### Task to complete
Copy the listing below in full and skip every picture.

### Information supplied
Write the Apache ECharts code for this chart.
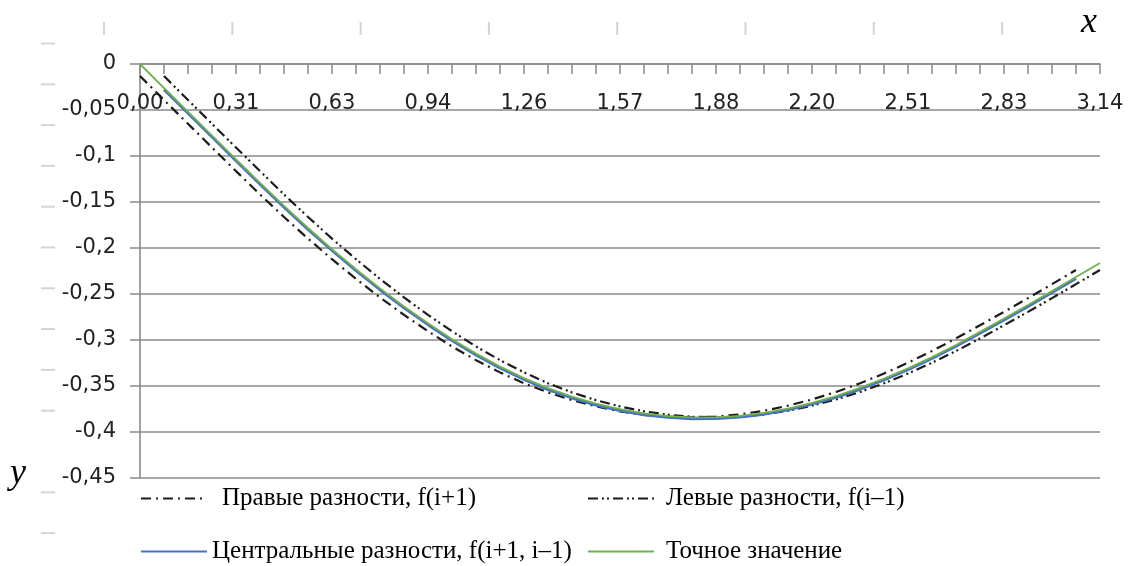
<!DOCTYPE html>
<html>
<head>
<meta charset="utf-8">
<title>Численное дифференцирование</title>
<script src="https://cdn.jsdelivr.net/npm/echarts@6/dist/echarts.min.js"></script>
<style>
  html, body { margin: 0; padding: 0; background: #ffffff; }
  #chart { width: 1131px; height: 566px; }
</style>
</head>
<body>
<div id="chart"></div>
<script>
// Grid nodes x_i = i*pi/40, i = 0..40 (labels shown with a decimal comma)
const xLabels = [
  "0,00","0,08","0,16","0,24","0,31","0,39","0,47","0,55","0,63","0,71",
  "0,79","0,86","0,94","1,02","1,10","1,18","1,26","1,34","1,41","1,49",
  "1,57","1,65","1,73","1,81","1,88","1,96","2,04","2,12","2,20","2,28",
  "2,36","2,43","2,51","2,59","2,67","2,75","2,83","2,91","2,98","3,06","3,14"
];

// Exact derivative at every node, i = 0..40
const exactValues = [
  0, -0.0261, -0.0521, -0.0779, -0.1036, -0.1292, -0.1543, -0.1783, -0.2012, -0.2231,
  -0.2439, -0.2635, -0.2819, -0.2991, -0.3148, -0.3289, -0.3415, -0.3524, -0.3616, -0.3692,
  -0.3752, -0.3798, -0.3827, -0.3842, -0.3840, -0.3824, -0.3792, -0.3745, -0.3683, -0.3609,
  -0.3521, -0.3420, -0.3308, -0.3186, -0.3054, -0.2912, -0.2768, -0.2620, -0.2469, -0.2316,
  -0.2162
];

// Forward differences f(i+1), nodes i = 0..39
const rightDiff = [
  -0.0131, -0.0391, -0.0650, -0.0908, -0.1164, -0.1418, -0.1663, -0.1898, -0.2122, -0.2335,
  -0.2537, -0.2727, -0.2905, -0.3070, -0.3219, -0.3352, -0.3470, -0.3570, -0.3654, -0.3722,
  -0.3775, -0.3813, -0.3835, -0.3841, -0.3832, -0.3808, -0.3769, -0.3714, -0.3646, -0.3565,
  -0.3471, -0.3364, -0.3247, -0.3120, -0.2983, -0.2840, -0.2694, -0.2545, -0.2393, -0.2239
];

// Backward differences f(i-1), nodes i = 1..40
const leftDiff = [
  -0.0131, -0.0391, -0.0650, -0.0908, -0.1164, -0.1418, -0.1663, -0.1898, -0.2122, -0.2335,
  -0.2537, -0.2727, -0.2905, -0.3070, -0.3219, -0.3352, -0.3470, -0.3570, -0.3654, -0.3722,
  -0.3775, -0.3813, -0.3835, -0.3841, -0.3832, -0.3808, -0.3769, -0.3714, -0.3646, -0.3565,
  -0.3471, -0.3364, -0.3247, -0.3120, -0.2983, -0.2840, -0.2694, -0.2545, -0.2393, -0.2239
];

// Central differences f(i+1, i-1), nodes i = 1..39
const centralDiff = [
  -0.0276, -0.0536, -0.0794, -0.1051, -0.1307, -0.1558, -0.1798, -0.2027, -0.2246, -0.2454,
  -0.2650, -0.2834, -0.3006, -0.3163, -0.3304, -0.3430, -0.3539, -0.3631, -0.3707, -0.3767,
  -0.3813, -0.3842, -0.3857, -0.3855, -0.3839, -0.3807, -0.3760, -0.3698, -0.3624, -0.3536,
  -0.3435, -0.3323, -0.3201, -0.3069, -0.2927, -0.2783, -0.2635, -0.2484, -0.2331
];

const seriesNames = [
  "Правые разности, f(i+1)",
  "Левые разности, f(i–1)",
  "Центральные разности, f(i+1, i–1)",
  "Точное значение"
];

const AXIS_GREY = "#8a8a8a";
const LABEL_FONT = "DejaVu Sans";
const SERIF = "Liberation Serif";

// Faint decorative tick strips along the top and left edges
const fadedMarks = [];
for (let k = 0; k < 8; k++) {
  const x = 104 + 128.3 * k;
  fadedMarks.push({ type: "line", silent: true,
    shape: { x1: x, y1: 22, x2: x, y2: 35 },
    style: { stroke: "#d4d4d4", lineWidth: 2 } });
}
for (let k = 0; k < 13; k++) {
  if (k === 10) continue;
  const y = 43.5 + 40.8 * k;
  fadedMarks.push({ type: "line", silent: true,
    shape: { x1: 41, y1: y, x2: 55, y2: y },
    style: { stroke: "#d4d4d4", lineWidth: 2 } });
}

function legendAt(name, left, top, textPad) {
  return {
    data: [name],
    left: left,
    top: top,
    orient: "horizontal",
    padding: 0,
    itemWidth: 66,
    itemHeight: 14,
    selectedMode: false,
    itemStyle: { opacity: 0 },
    textStyle: { fontFamily: SERIF, fontSize: 25, color: "#000", padding: [0, 0, 0, textPad] }
  };
}

const chart = echarts.init(document.getElementById("chart"), null, { renderer: "canvas" });

chart.setOption({
  animation: false,
  backgroundColor: "#ffffff",
  grid: { left: 140, right: 31, top: 64, bottom: 88, containLabel: false },
  xAxis: {
    type: "category",
    data: xLabels,
    position: "top",
    boundaryGap: false,
    axisLine: { show: true, onZero: false, lineStyle: { color: AXIS_GREY, width: 1.6 } },
    axisTick: { show: true, inside: true, interval: 0, length: 10, lineStyle: { color: AXIS_GREY, width: 1.5 } },
    axisLabel: {
      inside: true, interval: 3, margin: 29,
      fontFamily: LABEL_FONT, fontSize: 21, color: "#222"
    },
    splitLine: { show: false }
  },
  yAxis: {
    type: "value",
    min: -0.45,
    max: 0,
    interval: 0.05,
    axisLine: { show: true, lineStyle: { color: AXIS_GREY, width: 1.6 } },
    axisTick: { show: true, length: 10, lineStyle: { color: AXIS_GREY, width: 1.5 } },
    axisLabel: {
      margin: 24,
      fontFamily: LABEL_FONT, fontSize: 21, color: "#222",
      formatter: function (v) {
        const r = parseFloat(v.toFixed(2));
        return r === 0 ? "0" : String(r).replace(".", ",");
      }
    },
    splitLine: { show: true, lineStyle: { color: AXIS_GREY, width: 1.6 } }
  },
  legend: [
    legendAt(seriesNames[0], 140, 486, 10),
    legendAt(seriesNames[1], 587, 486, 7),
    legendAt(seriesNames[2], 140, 539, 0),
    legendAt(seriesNames[3], 587, 539, 7)
  ],
  series: [
    {
      name: seriesNames[0], type: "line", symbol: "none", showSymbol: false,
      data: rightDiff.concat([null]),
      lineStyle: { color: "#1c1c1c", width: 2.2, type: [10, 5, 2, 5] },
      itemStyle: { color: "#1c1c1c" }, z: 2
    },
    {
      name: seriesNames[1], type: "line", symbol: "none", showSymbol: false,
      data: [null].concat(leftDiff),
      lineStyle: { color: "#1c1c1c", width: 2.2, type: [10, 4, 2, 3, 2, 4] },
      itemStyle: { color: "#1c1c1c" }, z: 2
    },
    {
      name: seriesNames[2], type: "line", symbol: "none", showSymbol: false,
      data: [null].concat(centralDiff, [null]),
      lineStyle: { color: "#4472C4", width: 2.8 },
      itemStyle: { color: "#4472C4" }, z: 3
    },
    {
      name: seriesNames[3], type: "line", symbol: "none", showSymbol: false,
      data: exactValues,
      lineStyle: { color: "#72B04A", width: 1.8 },
      itemStyle: { color: "#72B04A" }, z: 4
    }
  ],
  graphic: fadedMarks.concat([
    { type: "text", silent: true, left: 1081, top: 5,
      style: { text: "x", font: "italic 36px 'Liberation Serif'", fill: "#000" } },
    { type: "text", silent: true, left: 10, top: 456,
      style: { text: "y", font: "italic 36px 'Liberation Serif'", fill: "#000" } }
  ])
});
</script>
</body>
</html>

### Written response
Write the Apache ECharts code for this chart.
<!DOCTYPE html>
<html>
<head>
<meta charset="utf-8">
<title>Численное дифференцирование</title>
<script src="https://cdn.jsdelivr.net/npm/echarts@6/dist/echarts.min.js"></script>
<style>
  html, body { margin: 0; padding: 0; background: #ffffff; }
  #chart { width: 1131px; height: 566px; }
</style>
</head>
<body>
<div id="chart"></div>
<script>
// Grid nodes x_i = i*pi/40, i = 0..40 (labels shown with a decimal comma)
const xLabels = [
  "0,00","0,08","0,16","0,24","0,31","0,39","0,47","0,55","0,63","0,71",
  "0,79","0,86","0,94","1,02","1,10","1,18","1,26","1,34","1,41","1,49",
  "1,57","1,65","1,73","1,81","1,88","1,96","2,04","2,12","2,20","2,28",
  "2,36","2,43","2,51","2,59","2,67","2,75","2,83","2,91","2,98","3,06","3,14"
];

// Exact derivative at every node, i = 0..40
const exactValues = [
  0, -0.0261, -0.0521, -0.0779, -0.1036, -0.1292, -0.1543, -0.1783, -0.2012, -0.2231,
  -0.2439, -0.2635, -0.2819, -0.2991, -0.3148, -0.3289, -0.3415, -0.3524, -0.3616, -0.3692,
  -0.3752, -0.3798, -0.3827, -0.3842, -0.3840, -0.3824, -0.3792, -0.3745, -0.3683, -0.3609,
  -0.3521, -0.3420, -0.3308, -0.3186, -0.3054, -0.2912, -0.2768, -0.2620, -0.2469, -0.2316,
  -0.2162
];

// Forward differences f(i+1), nodes i = 0..39
const rightDiff = [
  -0.0131, -0.0391, -0.0650, -0.0908, -0.1164, -0.1418, -0.1663, -0.1898, -0.2122, -0.2335,
  -0.2537, -0.2727, -0.2905, -0.3070, -0.3219, -0.3352, -0.3470, -0.3570, -0.3654, -0.3722,
  -0.3775, -0.3813, -0.3835, -0.3841, -0.3832, -0.3808, -0.3769, -0.3714, -0.3646, -0.3565,
  -0.3471, -0.3364, -0.3247, -0.3120, -0.2983, -0.2840, -0.2694, -0.2545, -0.2393, -0.2239
];

// Backward differences f(i-1), nodes i = 1..40
const leftDiff = [
  -0.0131, -0.0391, -0.0650, -0.0908, -0.1164, -0.1418, -0.1663, -0.1898, -0.2122, -0.2335,
  -0.2537, -0.2727, -0.2905, -0.3070, -0.3219, -0.3352, -0.3470, -0.3570, -0.3654, -0.3722,
  -0.3775, -0.3813, -0.3835, -0.3841, -0.3832, -0.3808, -0.3769, -0.3714, -0.3646, -0.3565,
  -0.3471, -0.3364, -0.3247, -0.3120, -0.2983, -0.2840, -0.2694, -0.2545, -0.2393, -0.2239
];

// Central differences f(i+1, i-1), nodes i = 1..39
const centralDiff = [
  -0.0276, -0.0536, -0.0794, -0.1051, -0.1307, -0.1558, -0.1798, -0.2027, -0.2246, -0.2454,
  -0.2650, -0.2834, -0.3006, -0.3163, -0.3304, -0.3430, -0.3539, -0.3631, -0.3707, -0.3767,
  -0.3813, -0.3842, -0.3857, -0.3855, -0.3839, -0.3807, -0.3760, -0.3698, -0.3624, -0.3536,
  -0.3435, -0.3323, -0.3201, -0.3069, -0.2927, -0.2783, -0.2635, -0.2484, -0.2331
];

const seriesNames = [
  "Правые разности, f(i+1)",
  "Левые разности, f(i–1)",
  "Центральные разности, f(i+1, i–1)",
  "Точное значение"
];

const AXIS_GREY = "#8a8a8a";
const LABEL_FONT = "DejaVu Sans";
const SERIF = "Liberation Serif";

// Faint decorative tick strips along the top and left edges
const fadedMarks = [];
for (let k = 0; k < 8; k++) {
  const x = 104 + 128.3 * k;
  fadedMarks.push({ type: "line", silent: true,
    shape: { x1: x, y1: 22, x2: x, y2: 35 },
    style: { stroke: "#d4d4d4", lineWidth: 2 } });
}
for (let k = 0; k < 13; k++) {
  if (k === 10) continue;
  const y = 43.5 + 40.8 * k;
  fadedMarks.push({ type: "line", silent: true,
    shape: { x1: 41, y1: y, x2: 55, y2: y },
    style: { stroke: "#d4d4d4", lineWidth: 2 } });
}

function legendAt(name, left, top, textPad) {
  return {
    data: [name],
    left: left,
    top: top,
    orient: "horizontal",
    padding: 0,
    itemWidth: 66,
    itemHeight: 14,
    selectedMode: false,
    itemStyle: { opacity: 0 },
    textStyle: { fontFamily: SERIF, fontSize: 25, color: "#000", padding: [0, 0, 0, textPad] }
  };
}

const chart = echarts.init(document.getElementById("chart"), null, { renderer: "canvas" });

chart.setOption({
  animation: false,
  backgroundColor: "#ffffff",
  grid: { left: 140, right: 31, top: 64, bottom: 88, containLabel: false },
  xAxis: {
    type: "category",
    data: xLabels,
    position: "top",
    boundaryGap: false,
    axisLine: { show: true, onZero: false, lineStyle: { color: AXIS_GREY, width: 1.6 } },
    axisTick: { show: true, inside: true, interval: 0, length: 10, lineStyle: { color: AXIS_GREY, width: 1.5 } },
    axisLabel: {
      inside: true, interval: 3, margin: 29,
      fontFamily: LABEL_FONT, fontSize: 21, color: "#222"
    },
    splitLine: { show: false }
  },
  yAxis: {
    type: "value",
    min: -0.45,
    max: 0,
    interval: 0.05,
    axisLine: { show: true, lineStyle: { color: AXIS_GREY, width: 1.6 } },
    axisTick: { show: true, length: 10, lineStyle: { color: AXIS_GREY, width: 1.5 } },
    axisLabel: {
      margin: 24,
      fontFamily: LABEL_FONT, fontSize: 21, color: "#222",
      formatter: function (v) {
        const r = parseFloat(v.toFixed(2));
        return r === 0 ? "0" : String(r).replace(".", ",");
      }
    },
    splitLine: { show: true, lineStyle: { color: AXIS_GREY, width: 1.6 } }
  },
  legend: [
    legendAt(seriesNames[0], 140, 486, 10),
    legendAt(seriesNames[1], 587, 486, 7),
    legendAt(seriesNames[2], 140, 539, 0),
    legendAt(seriesNames[3], 587, 539, 7)
  ],
  series: [
    {
      name: seriesNames[0], type: "line", symbol: "none", showSymbol: false,
      data: rightDiff.concat([null]),
      lineStyle: { color: "#1c1c1c", width: 2.2, type: [10, 5, 2, 5] },
      itemStyle: { color: "#1c1c1c" }, z: 2
    },
    {
      name: seriesNames[1], type: "line", symbol: "none", showSymbol: false,
      data: [null].concat(leftDiff),
      lineStyle: { color: "#1c1c1c", width: 2.2, type: [10, 4, 2, 3, 2, 4] },
      itemStyle: { color: "#1c1c1c" }, z: 2
    },
    {
      name: seriesNames[2], type: "line", symbol: "none", showSymbol: false,
      data: [null].concat(centralDiff, [null]),
      lineStyle: { color: "#4472C4", width: 2.8 },
      itemStyle: { color: "#4472C4" }, z: 3
    },
    {
      name: seriesNames[3], type: "line", symbol: "none", showSymbol: false,
      data: exactValues,
      lineStyle: { color: "#72B04A", width: 1.8 },
      itemStyle: { color: "#72B04A" }, z: 4
    }
  ],
  graphic: fadedMarks.concat([
    { type: "text", silent: true, left: 1081, top: 5,
      style: { text: "x", font: "italic 36px 'Liberation Serif'", fill: "#000" } },
    { type: "text", silent: true, left: 10, top: 456,
      style: { text: "y", font: "italic 36px 'Liberation Serif'", fill: "#000" } }
  ])
});
</script>
</body>
</html>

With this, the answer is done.